The Irish Wildlife Trust (IWT) said the arts and culture minister had taken a “dim view” of the heritage part of his brief after he remarked “part of me wishes that the portfolio had been kept to arts, sports and tourism”.
He was explaining to The Kerryman newspaper that he would argue to Europe that some bog owners should be allowed to continue to cut turf. He said his “sympathies are first and foremost with the turf-cutters, including members of my own extended family on Moanveanlagh”, referring to bogs in his local county.
“Part of me wishes that the portfolio had been kept to arts, sports and tourism, but that wasn’t the case and I have to accept responsibility on behalf of the Irish State on this issue.”
Pádraic Fogarty, IWT chairman, said at a time when nature is under threat, it was “disappointing and disheartening to read how our minister in charge of conserving the natural heritage has so little enthusiasm for his job”.

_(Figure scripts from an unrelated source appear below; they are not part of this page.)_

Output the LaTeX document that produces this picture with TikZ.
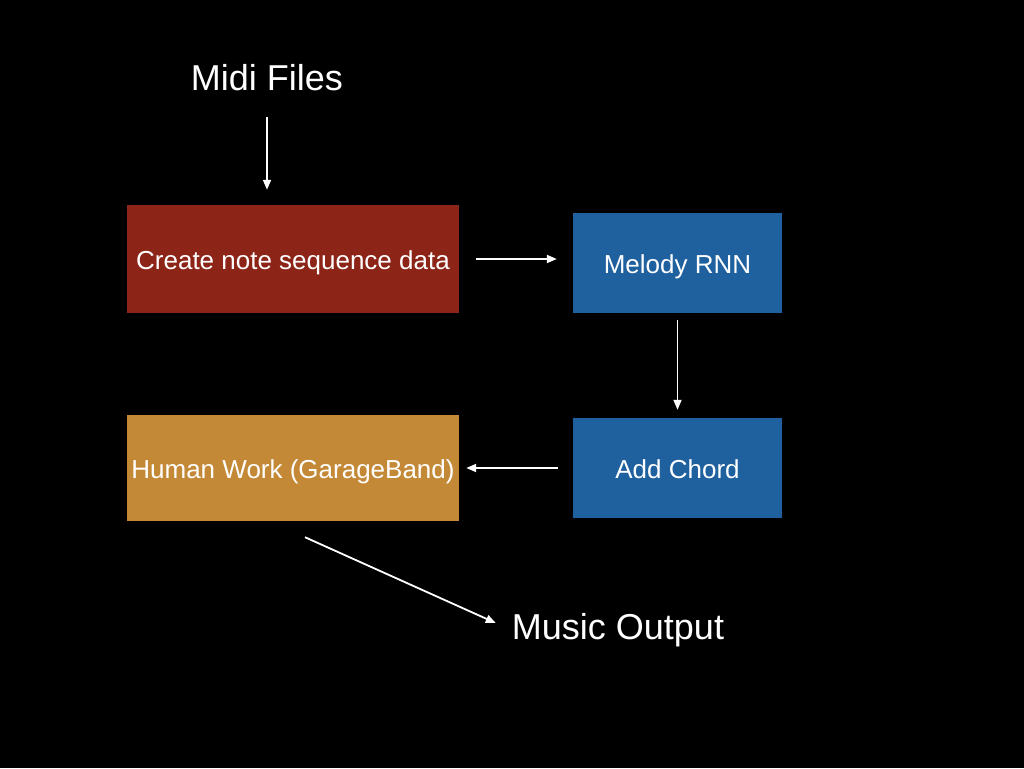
\documentclass[tikz,border=0pt]{standalone}
\usepackage{fontspec}
\setmainfont{Liberation Sans}
\usetikzlibrary{arrows.meta}
\definecolor{boxred}{HTML}{8C2418}
\definecolor{boxblue}{HTML}{1F609F}
\definecolor{boxorange}{HTML}{C48936}
\begin{document}
\begin{tikzpicture}[x=1pt,y=-1pt,
  box/.style={draw=none,inner sep=0pt,text=white,text height=20pt,text depth=0pt,font=\fontsize{26}{30}\selectfont},
  big/.style={text=white,inner sep=0pt,font=\fontsize{36}{42}\selectfont},
  arr/.style={draw=white,line width=1.8pt,-{Triangle[length=10pt,width=8pt]}}]
\fill[black] (0,0) rectangle (1024,768);
\useasboundingbox (0,0) rectangle (1024,768);
\node[box,fill=boxred,minimum width=332pt,minimum height=108pt] (create) at (293,259) {Create note sequence data};
\node[box,fill=boxblue,minimum width=209pt,minimum height=100pt] (melody) at (677.5,263) {Melody RNN};
\node[box,fill=boxblue,minimum width=209pt,minimum height=100pt] (chord) at (677.5,468) {Add Chord};
\node[box,fill=boxorange,minimum width=332pt,minimum height=106pt] (human) at (293,468) {Human Work (GarageBand)};
\node[big] (midi) at (267,78) {Midi Files};
\node[big] (music) at (618,630) {Music Output};
\draw[arr] ([yshift=-26pt]midi.south) -- ([yshift=15pt]create.north -| midi.south);
\draw[arr] ([xshift=17pt]create.east) -- ([xshift=-16pt]melody.west |- create.east);
\draw[arr] ([yshift=-7pt]melody.south) -- ([yshift=8pt]chord.north);
\draw[arr] ([xshift=-15pt]chord.west |- human.east) -- ([xshift=7pt]human.east);
\draw[arr] ([xshift=12pt,yshift=-16pt]human.south) -- ([xshift=-16pt,yshift=7pt]music.west);
\end{tikzpicture}
\end{document}
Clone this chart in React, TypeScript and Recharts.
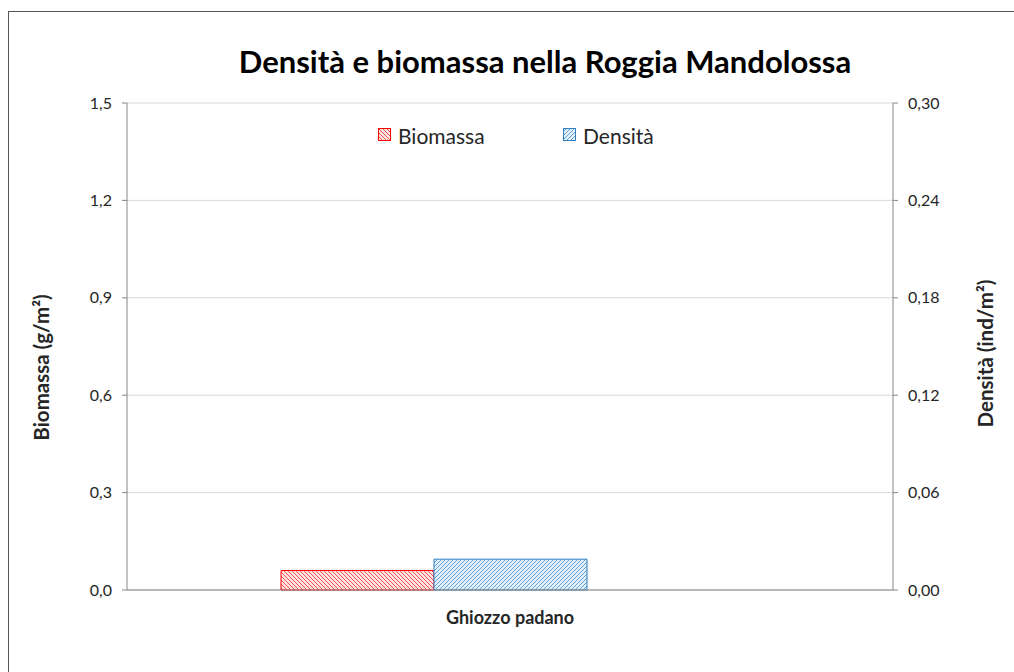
import React from "react";
import {
  ComposedChart,
  Bar,
  XAxis,
  YAxis,
  CartesianGrid,
  Label,
} from "recharts";

// Species sampled and the two measured quantities
const specie = ["Ghiozzo padano"];
const biomassa = [0.06]; // g/m²
const densita = [0.019]; // ind/m²

const biomassaTicks = [0, 0.3, 0.6, 0.9, 1.2, 1.5];
const densitaTicks = [0, 0.06, 0.12, 0.18, 0.24, 0.3];

const data = specie.map((s, i) => ({
  specie: s,
  biomassa: biomassa[i],
  densita: densita[i],
  vuoto: null as number | null,
}));

const FONT = "Lato, 'Open Sans', sans-serif";
const AXIS = "#868686";
const TEXT = "#262626";

const fmt1 = (v: number) => v.toFixed(1).replace(".", ",");
const fmt2 = (v: number) => v.toFixed(2).replace(".", ",");

function Patterns() {
  return (
    <svg width={0} height={0} style={{ position: "absolute" }}>
      <defs>
        <pattern id="hatchRed" patternUnits="userSpaceOnUse" width={4} height={4}>
          <rect width={4} height={4} fill="#FFE4E4" />
          <path d="M-1,-1 L5,5 M-1,3 L1,5 M3,-1 L5,1" stroke="#FF5050" strokeWidth={1} />
        </pattern>
        <pattern id="hatchBlue" patternUnits="userSpaceOnUse" width={4} height={4}>
          <rect width={4} height={4} fill="#E6F0FA" />
          <path d="M-1,5 L5,-1 M-1,1 L1,-1 M3,5 L5,3" stroke="#5A9EDA" strokeWidth={1} />
        </pattern>
      </defs>
    </svg>
  );
}

function AxisTitle(props: any) {
  const { viewBox, value, dxPos, dyPos } = props;
  if (!viewBox) return null;
  const x = viewBox.x + dxPos;
  const y = viewBox.y + viewBox.height / 2 + dyPos;
  return (
    <text
      x={x}
      y={y}
      transform={`rotate(-90, ${x}, ${y})`}
      textAnchor="middle"
      dominantBaseline="central"
      fontFamily={FONT}
      fontWeight={700}
      fontSize={20.5}
      fill={TEXT}
    >
      {value}
    </text>
  );
}

function LegendItem({ left, fill, stroke, label }: { left: number; fill: string; stroke: string; label: string }) {
  return (
    <div style={{ position: "absolute", left, top: 0, display: "flex", alignItems: "center", height: 24 }}>
      <svg width={14} height={14} style={{ marginRight: 6 }}>
        <rect x={0.5} y={0.5} width={12} height={12} fill={fill} stroke={stroke} />
      </svg>
      <span style={{ fontFamily: FONT, fontSize: 21, color: TEXT }}>{label}</span>
    </div>
  );
}

export default function App() {
  return (
    <div
      style={{
        position: "absolute",
        left: 8,
        top: 11,
        width: 1006,
        height: 661,
        borderTop: "1px solid #555",
        borderLeft: "1px solid #555",
        background: "#fff",
      }}
    >
      <Patterns />
      <div
        style={{
          position: "absolute",
          left: 0,
          width: 1072,
          top: 30,
          textAlign: "center",
          fontFamily: FONT,
          fontWeight: 700,
          fontSize: 31,
          color: "#000",
        }}
      >
        Densità e biomassa nella Roggia Mandolossa
      </div>
      <div style={{ position: "absolute", left: 0, top: 111, width: 1005, height: 24 }}>
        <LegendItem left={369} fill="url(#hatchRed)" stroke="#FF0000" label="Biomassa" />
        <LegendItem left={554} fill="url(#hatchBlue)" stroke="#2F7FC1" label="Densità" />
      </div>
      <ComposedChart
        width={1005}
        height={660}
        data={data}
        margin={{ top: 91, right: 0, bottom: 52, left: 0 }}
        barGap={0}
        barSize={153}
      >
        <CartesianGrid yAxisId="left" vertical={false} stroke="#D9D9D9" />
        <XAxis
          dataKey="specie"
          height={30}
          tickLine={false}
          axisLine={{ stroke: AXIS }}
          tickMargin={15}
          tick={{ fontFamily: FONT, fontSize: 18, fontWeight: 700, fill: TEXT }}
        />
        <YAxis
          yAxisId="left"
          orientation="left"
          width={118}
          domain={[0, 1.5]}
          ticks={biomassaTicks}
          tickFormatter={fmt1}
          axisLine={{ stroke: AXIS }}
          tickLine={{ stroke: AXIS }}
          tickSize={5}
          tickMargin={10}
          tick={{ fontFamily: FONT, fontSize: 16, fill: TEXT }}
        >
          <Label content={(p: any) => <AxisTitle {...p} value="Biomassa (g/m²)" dxPos={32} dyPos={21} />} />
        </YAxis>
        <YAxis
          yAxisId="right"
          orientation="right"
          width={121}
          domain={[0, 0.3]}
          ticks={densitaTicks}
          tickFormatter={fmt2}
          axisLine={{ stroke: AXIS }}
          tickLine={{ stroke: AXIS }}
          tickSize={5}
          tickMargin={10}
          tick={{ fontFamily: FONT, fontSize: 16, fill: TEXT }}
        >
          <Label content={(p: any) => <AxisTitle {...p} value="Densità (ind/m²)" dxPos={92} dyPos={7} />} />
        </YAxis>
        <Bar
          yAxisId="left"
          dataKey="biomassa"
          fill="url(#hatchRed)"
          stroke="#FF0000"
          strokeWidth={1}
          isAnimationActive={false}
        />
        <Bar
          yAxisId="right"
          dataKey="densita"
          fill="url(#hatchBlue)"
          stroke="#2F7FC1"
          strokeWidth={1}
          isAnimationActive={false}
        />
        <Bar yAxisId="right" dataKey="vuoto" fill="none" isAnimationActive={false} />
      </ComposedChart>
    </div>
  );
}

He said the minister should be “championing the rich diversity of life in this county” but instead has stated “that his priorities lie with a small vested interest, including his extended family”.
The Government intends to send a delegation to Brussels to meet the EU Commission in an attempt to resolve the grievances of raised bog owners. “We will press them for flexibility on the matter to see if anything can be done for our turf cutters,” Mr Deenihan said.
The Government gave in to Independent TD Luke “Ming” Flanagan’s efforts to oppose the turf-cutting ban, by allowing a Dáil motion to pass on the issue last week.
Mr Deenihan said this was not a cave in. “If I hadn’t withdrawn the Government amendment Deputy Flanagan’s motion could not have gone through. I did so to keep to a spirit of co-operation on this issue I have always pursued,” he said.